Hours of Operation and Prices
Breakfast: M-F 6-10:30, Sat-Sun 7-11; Entrees: $7-$9.50
Lunch: Daily 11:30-2:30; Entrees: $7-$9.50
Dinner: Sun-Th 6-10:30, F-Sat 6-11; Entrees: $14-$18.50
Brunch: Sun 11:30-3:30, $20

Other Information
• All major credit cards
• Reservations recommended
• Dress: casual
• Validated parking valet all day
• Handicapped accessible

Now that Gerard Pangaud of Gerard's Place has taken over this oft-changing hotel dining room, his brand new Cafe Riviera looks promising. Pangaud hired as chef an old friend, Gerard Ferri, who'd just closed his one-star restaurant on the real Riviera. And after only one week Ferri was evoking the south of France in his menu and on the plate.

An appetizer tart of red snapper with basil was an airy, delicate froth in the most ethereal pastry shell. And true to Provençe, appetizers included fish soup, rabbit pâté, vegetable terrine and artichoke ragout. Artichokes showed up also among the entrees on interesting blini with a buttery version of pistou (France's rendition of pesto) and scallops, though Ferri needs to find better shellfish. Cod was more appealing, moist and silky, sandwiched between dense layers of eggplant gratin.

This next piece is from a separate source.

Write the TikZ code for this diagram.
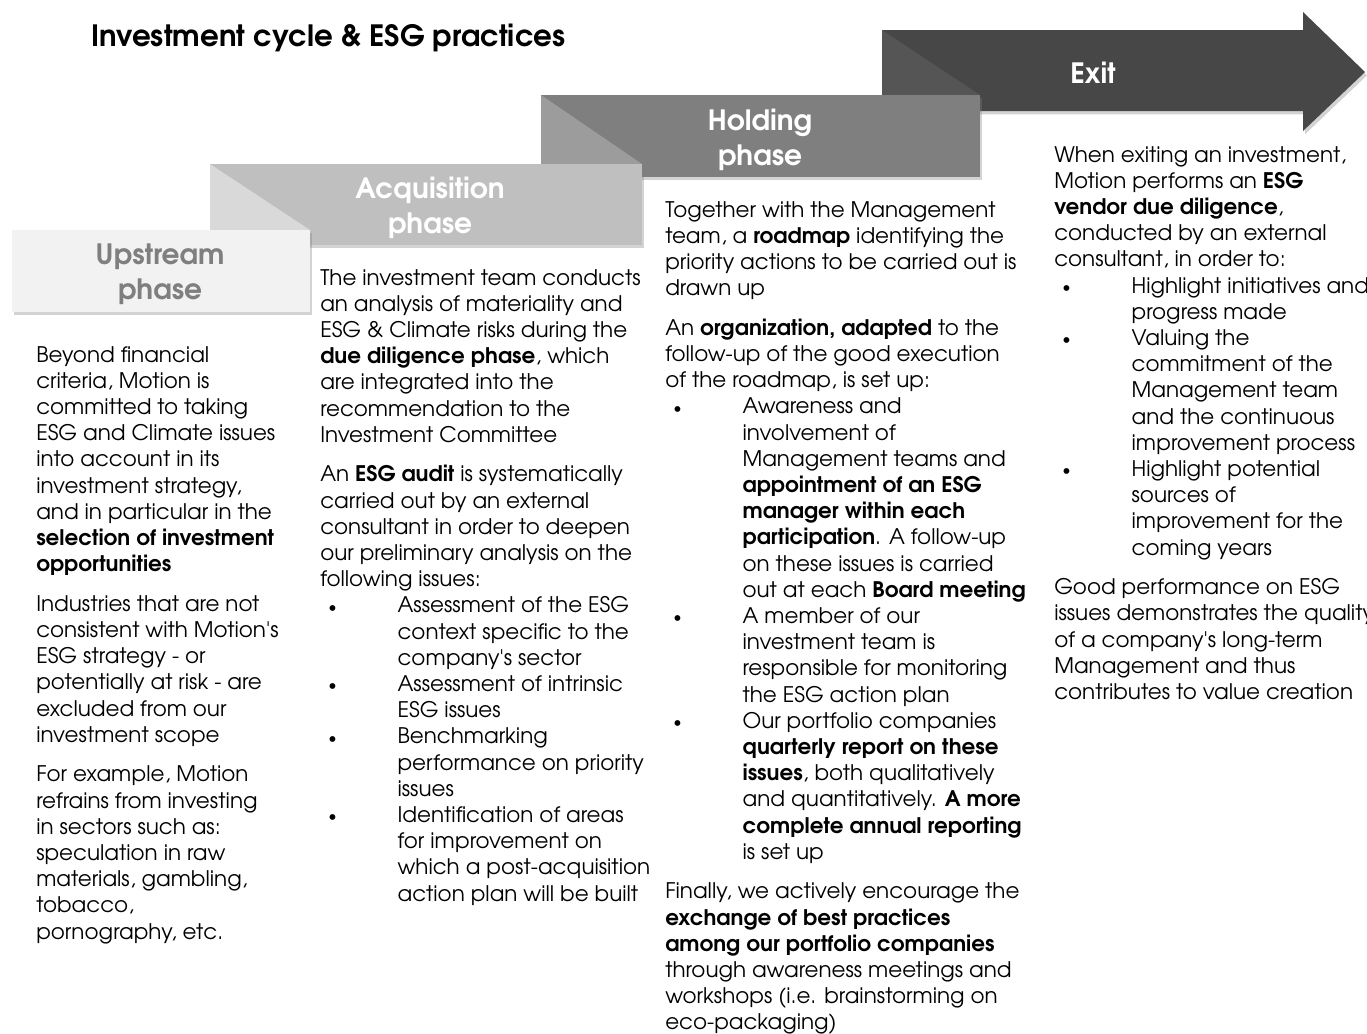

The menu is fairly short but compelling, with lamb in sweet garlic cream, chicken with hazelnut breading, sweet and sour pork confit, pasta with three preparations of duck, and either red snapper or veal stew with olives. The dessert list offers a fragile-crusted, covered tart of swiss chard (really!) with raisins and nuts that is truly delicious. There are also refreshing inventions such as citrus napoleon, minestrone of fruits, and frozen chocolate cup with three chocolates.

Even the dining room now seems pulled together, with enthusiastic and competent waiters, a fresh, sun-coast color scheme and a wine steward who knows his stuff. Speaking of which, the moderate prices on the menu are matched - even beat - by the wine prices.